Turning Cancer on Itself

July 5, 2023
Liang Chang in lab

As a PhD student in biological and biomedical sciences, Chang is pioneering a new approach to cancer treatment, one that targets the genes required for the disease’s growth and survival. If he’s successful, his research could effect a paradigm shift in the treatment of some types of cancer—saving countless lives in the process.  

 

The vast majority of therapeutics are organized around the idea that cancers need something to keep them growing. That’s why most are aimed at blocking or deleting genes and signaling pathways—those biochemical processes that control functions like cell division or death. 

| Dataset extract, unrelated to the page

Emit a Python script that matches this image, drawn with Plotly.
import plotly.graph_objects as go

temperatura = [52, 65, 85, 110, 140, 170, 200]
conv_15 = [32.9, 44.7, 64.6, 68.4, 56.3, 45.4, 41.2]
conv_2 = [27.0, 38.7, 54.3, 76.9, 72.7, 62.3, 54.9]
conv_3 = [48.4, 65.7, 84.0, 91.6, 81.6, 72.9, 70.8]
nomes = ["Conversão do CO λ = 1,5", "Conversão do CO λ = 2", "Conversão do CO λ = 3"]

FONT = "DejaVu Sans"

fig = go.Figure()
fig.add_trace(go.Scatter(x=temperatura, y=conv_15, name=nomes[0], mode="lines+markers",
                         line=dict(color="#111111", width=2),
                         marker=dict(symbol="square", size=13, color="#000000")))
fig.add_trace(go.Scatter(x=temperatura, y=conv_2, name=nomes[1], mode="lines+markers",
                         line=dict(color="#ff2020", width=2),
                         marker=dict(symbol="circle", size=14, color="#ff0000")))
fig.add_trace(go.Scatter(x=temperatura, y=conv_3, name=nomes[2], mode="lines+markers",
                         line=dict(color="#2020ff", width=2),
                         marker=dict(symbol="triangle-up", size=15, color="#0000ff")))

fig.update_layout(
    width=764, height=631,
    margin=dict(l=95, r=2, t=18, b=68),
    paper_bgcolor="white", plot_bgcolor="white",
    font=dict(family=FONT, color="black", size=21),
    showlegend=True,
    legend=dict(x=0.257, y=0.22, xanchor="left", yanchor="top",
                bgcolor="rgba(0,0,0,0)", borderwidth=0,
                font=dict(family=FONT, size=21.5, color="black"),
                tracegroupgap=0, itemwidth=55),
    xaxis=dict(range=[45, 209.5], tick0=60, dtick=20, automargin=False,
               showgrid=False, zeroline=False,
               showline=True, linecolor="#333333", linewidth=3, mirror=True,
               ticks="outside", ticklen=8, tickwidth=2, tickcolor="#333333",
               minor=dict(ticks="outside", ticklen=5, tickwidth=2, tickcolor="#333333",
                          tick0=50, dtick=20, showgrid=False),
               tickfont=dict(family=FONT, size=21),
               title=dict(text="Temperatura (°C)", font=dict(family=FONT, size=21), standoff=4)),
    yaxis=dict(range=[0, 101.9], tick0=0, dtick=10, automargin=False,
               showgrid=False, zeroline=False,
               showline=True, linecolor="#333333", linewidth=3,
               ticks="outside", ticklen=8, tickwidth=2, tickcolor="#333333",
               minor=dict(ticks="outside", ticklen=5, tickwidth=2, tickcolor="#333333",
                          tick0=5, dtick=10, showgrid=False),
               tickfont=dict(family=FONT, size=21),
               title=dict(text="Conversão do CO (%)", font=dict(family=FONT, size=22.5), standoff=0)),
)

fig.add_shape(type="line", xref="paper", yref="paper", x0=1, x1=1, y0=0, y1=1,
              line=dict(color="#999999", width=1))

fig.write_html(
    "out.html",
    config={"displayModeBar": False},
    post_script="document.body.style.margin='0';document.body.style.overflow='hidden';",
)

The problem with this approach is that it kills normal healthy cells as well as cancerous ones. That’s why patients sometimes experience side effects like hair loss, bruising and bleeding, and gastrointestinal distress from chemotherapies. There are some targeted inhibitor drugs that aim to block signaling more specifically in cancer cells, but only a small fraction of patients with the “right genetic mutations” can benefit from them.      

Chang’s research, on the other hand, focuses on turning on aspects of the signaling pathways that will be selectively lethal in cancer cells, not healthy ones.       

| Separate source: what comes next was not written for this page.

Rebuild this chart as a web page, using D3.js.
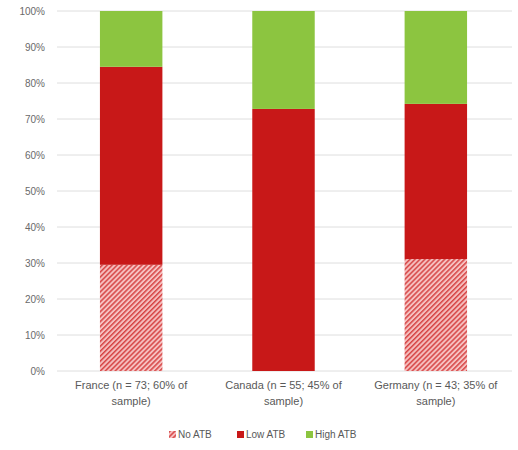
<!DOCTYPE html>
<html>
<head>
<meta charset="utf-8">
<script src="https://cdn.jsdelivr.net/npm/d3@7"></script>
<style>
  body { margin: 0; background: #fff; }
  text { font-family: "Liberation Sans", "DejaVu Sans", sans-serif; fill: #595959; }
</style>
</head>
<body>
<div id="app"></div>
<script>
// data
const categories = ["France", "Canada", "Germany"];
const categoryLabels = [
  ["France (n = 73; 60% of", "sample)"],
  ["Canada (n = 55; 45% of", "sample)"],
  ["Germany (n = 43; 35% of", "sample)"]
];
const series = ["No ATB", "Low ATB", "High ATB"];
const noAtb = [29.5, 0, 31.1];
const lowAtb = [55.0, 72.8, 43.1];
const highAtb = [15.5, 27.2, 25.8];
const yTicks = [0, 10, 20, 30, 40, 50, 60, 70, 80, 90, 100];

const width = 518, height = 450;
const margin = {left: 55, right: 6, top: 11, bottom: 79};

const svg = d3.select("#app").append("svg")
    .attr("width", width)
    .attr("height", height);

// hatch pattern for No ATB
const defs = svg.append("defs");
const pat = defs.append("pattern")
    .attr("id", "hatch")
    .attr("patternUnits", "userSpaceOnUse")
    .attr("width", 3.5).attr("height", 3.5)
    .attr("patternTransform", "rotate(45)");
pat.append("rect").attr("width", 3.5).attr("height", 3.5).attr("fill", "#f6c0c0");
pat.append("rect").attr("width", 1.5).attr("height", 3.5).attr("fill", "#d64545");

const color = d3.scaleOrdinal()
    .domain(series)
    .range(["url(#hatch)", "#c81818", "#8cc540"]);

const x = d3.scaleBand()
    .domain(categories)
    .range([margin.left, width - margin.right])
    .paddingInner(0.59)
    .paddingOuter(0.295);

const y = d3.scaleLinear()
    .domain([0, 100])
    .range([height - margin.bottom, margin.top]);

// gridlines
svg.append("g")
    .selectAll("line")
    .data(yTicks)
    .enter().append("line")
        .attr("x1", 57)
        .attr("x2", width - 6)
        .attr("y1", d => y(d))
        .attr("y2", d => y(d))
        .attr("stroke", "#dedede")
        .attr("stroke-width", 1);

// y axis labels
const yAxis = svg.append("g")
    .attr("transform", "translate(45,0)")
    .call(d3.axisLeft(y).tickValues(yTicks).tickFormat(d => d + "%").tickSize(0));
yAxis.select(".domain").remove();
yAxis.selectAll("text")
    .attr("x", 0)
    .style("font-size", "10px")
    .style("fill", "#6a6a6a");

// stack
const rows = categories.map((c, i) => ({cat: c, "No ATB": noAtb[i], "Low ATB": lowAtb[i], "High ATB": highAtb[i]}));
const stacked = d3.stack().keys(series)(rows);

svg.append("g")
    .selectAll("g")
    .data(stacked)
    .enter().append("g")
        .attr("fill", d => color(d.key))
    .selectAll("rect")
    .data(d => d)
    .enter().append("rect")
        .attr("x", d => x(d.data.cat))
        .attr("y", d => y(d[1]))
        .attr("width", x.bandwidth())
        .attr("height", d => y(d[0]) - y(d[1]));

// x labels
const xl = svg.append("g");
categories.forEach((c, i) => {
  const t = xl.append("text")
      .attr("x", x(c) + x.bandwidth() / 2)
      .attr("y", 389)
      .attr("text-anchor", "middle")
      .style("font-size", "11px");
  categoryLabels[i].forEach((line, j) => {
    t.append("tspan")
        .attr("x", x(c) + x.bandwidth() / 2)
        .attr("dy", j === 0 ? 0 : 16)
        .text(line);
  });
});

// legend
const legendX = [169, 237, 306];
const legend = svg.append("g");
series.forEach((s, i) => {
  const g = legend.append("g").attr("transform", `translate(${legendX[i]},431)`);
  g.append("rect").attr("width", 7).attr("height", 7).attr("fill", color(s));
  g.append("text")
      .attr("x", 9)
      .attr("y", 7)
      .style("font-size", "10px")
      .text(s);
});
</script>
</body>
</html>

Part of the inspiration for this counter-intuitive approach can be seen in the mechanism of action for an FDA-approved drug known as a BRAF inhibitor. The BRAF gene belongs to a class known as oncogenes that, when mutated, have the potential to cause normal cells to become cancerous. The drug selectively targets BRAF, interfering with the mitogen-activated protein kinase (MAPK) signaling pathway that regulates the proliferation and survival of melanoma cells.